Give your team one simple rule: treat every new broker and every last-minute carrier swap as suspicious until you verify it. Confirm MC numbers, phone numbers, and emails through sources you trust, not through a single inbound email. If you dispatch for a fleet, lock down who can change pickup numbers and rate con details.
Insurance and risk: the bill keeps rising
Insurance keeps squeezing small fleets. Freight Waves has described a commercial auto liability market that has remained unprofitable for insurers for many years, which keeps pressure on premiums.
So you cannot shrug off safety and claims. Make securement non-negotiable, tighten pre-trip checks, and respond fast when something happens.
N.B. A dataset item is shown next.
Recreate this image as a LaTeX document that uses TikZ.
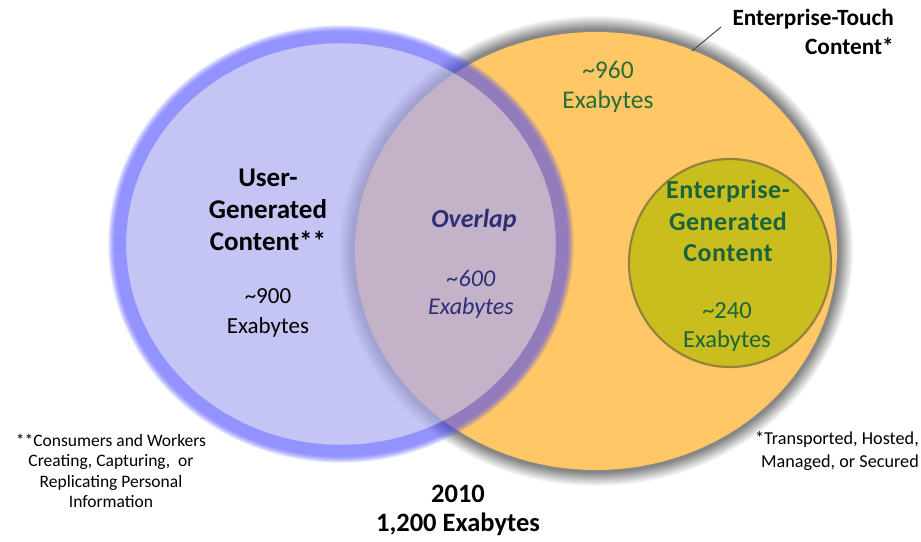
\documentclass[tikz,border=0pt]{standalone}
\usepackage{fontspec}
\setmainfont{Carlito}
\definecolor{orangefill}{RGB}{255,199,102}
\definecolor{bluefill}{RGB}{172,172,241}
\definecolor{blueband}{RGB}{80,80,255}
\definecolor{greenfill}{RGB}{201,190,30}
\definecolor{greenedge}{RGB}{150,130,60}
\definecolor{ovblue}{RGB}{45,45,120}
\definecolor{dgreen}{RGB}{40,110,55}
\definecolor{egreen}{RGB}{25,100,60}
\begin{document}
\begin{tikzpicture}[x=1pt,y=-1pt,
  lbl/.style={align=center,inner sep=0pt},
  val/.style={align=center,inner sep=0pt},
  note/.style={align=center,inner sep=0pt,font=\fontsize{17.5}{20.5}\selectfont}]
\useasboundingbox (0,0) rectangle (921,541);
\fill[white] (0,0) rectangle (921,541);
% gray soft ring of orange circle (outside in, opaque)
\foreach \i in {17,16,...,0}{
  \pgfmathsetmacro\p{\i<4 ? 47 : 47*(1-(\i-3)/14)}
  \fill[black!\p] (596,251) ellipse [x radius={241pt+\i pt}, y radius={219pt+\i pt}];
}
\fill[orangefill] (596,251) ellipse [x radius=241pt, y radius=219pt];
% blue circle
\fill[bluefill,fill opacity=0.71] (341,244) ellipse [x radius=215pt, y radius=201pt];
\foreach \i in {0.5,1,...,7}{
  \fill[blueband,fill opacity=0.063,even odd rule] (341,244) ellipse [x radius={226pt+\i pt}, y radius={212pt+\i pt}] ellipse [x radius=215pt, y radius=201pt];
}
% green ellipse
\fill[greenfill,draw=greenedge,line width=2.2pt] (730,263) ellipse [x radius=101pt, y radius=104pt];
% texts
\node[lbl,font=\fontsize{27}{32}\selectfont\bfseries] (ugc) at (268,210) {User-\\Generated\\Content**};
\node[val,font=\fontsize{23}{30}\selectfont] (ugv) at (268,313) {\textasciitilde900\\Exabytes};
\node[lbl,font=\fontsize{26}{30}\selectfont\bfseries\itshape,text=ovblue] (ov) at (474,220) {Overlap};
\node[val,font=\fontsize{24}{28}\selectfont\itshape,text=ovblue] (ovv) at (471,294) {\textasciitilde600\\Exabytes};
\node[val,font=\fontsize{25.5}{30}\selectfont,text=dgreen] (etv) at (608,87) {\textasciitilde960\\Exabytes};
\node[lbl,font=\fontsize{26}{31.5}\selectfont\bfseries\addfontfeature{LetterSpace=2},text=egreen] (egc) at (728,221) {Enterprise-\\Generated\\Content};
\node[val,font=\fontsize{24.5}{29}\selectfont,text=egreen] (egv) at (727,327) {\textasciitilde240\\Exabytes};
\node[align=right,anchor=east,inner sep=0pt,font=\fontsize{23.3}{29}\selectfont\bfseries] (etc) at (894,32) {Enterprise-Touch\\Content*};
\coordinate (lead) at (692,51);
\draw[black!70,line width=1pt] (lead) -- (721,27);
\node[note] (fnl) at (111,471) {**Consumers and Workers\\Creating, Capturing,\ \ or\\Replicating Personal\\Information};
\node[note,align=right,anchor=east,font=\fontsize{18.2}{23}\selectfont] (fnr) at (919,451) {*Transported, Hosted,\\Managed, or Secured};
\node[lbl,font=\fontsize{26.5}{29}\selectfont\bfseries] (yr) at (458,510) {2010\\1,200 Exabytes};
\end{tikzpicture}
\end{document}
Your safety record directly affects your cost structure.
A practical playbook for 2026
You do not control rates, but you control execution.
Pick lanes that turn fast and match your equipment.
Price freight based on total cost, not hope.
Document detention and charge it.
Score brokers and shippers based on pay speed, problems, and respect for your time.
Protect maintenance days like they protect your pay check.
Keep cash reserves for slow weeks and tire surprises.
The bottom line
The data shows soft freight volumes in major indexes, yet it also shows pockets of strength, especially in flatbed tied to industrial work. Tariff timing, weather, policy changes, fraud risk, and equipment decisions will continue to reshape this market through 2026. Tighten your operation now so that when the cycle finally turns, you will already be in position.